出版された本の情報をメディアやSNSなどで知った人の多くは、まずスマホでその本のタイトルを打ち込んでGoogleで検索するか、Amazonで検索してみるでしょう。
例として【イーハトーヴ書店】で制作した『思い出泥棒』という本を検索すると、カバーの写真入りで「思い出泥棒 谷原悠(著)イー・ピックス」と出てきて、クリックすると版元ドットコムの「思い出泥棒」のページに飛んで、日本の主要なオンライン書店で購入出来るようになっています。
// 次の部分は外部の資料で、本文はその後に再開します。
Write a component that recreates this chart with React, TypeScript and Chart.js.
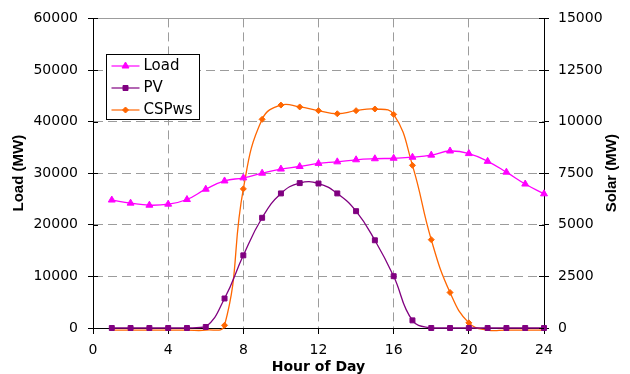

インターネットが苦手の人は最寄りの街の書店に行って「思い出泥棒」という本の取り寄せを頼むと、店員さんは専用のパソコンで検索して該当する本を探して取り寄せてくれます。この時に役に立っているのがISBNコードに紐付けされた書誌情報です。

これまで述べた「情報発信」と「流通」の流れは全国をイメージしたものですが、〝とりあえず岩手県内の書店とAmazonで売ることができればいい〟という著者も多くいます。
この場合、県内へは当社から専門の業者を通して主要書店に配本します。またAmazonは当社を通してAmazonに卸します。

このように「銀河の風文庫」での出版は少ないコストで、「情報発信」と「流通販売」の課題を少しでもクリアして販売出来る出版商品となっています。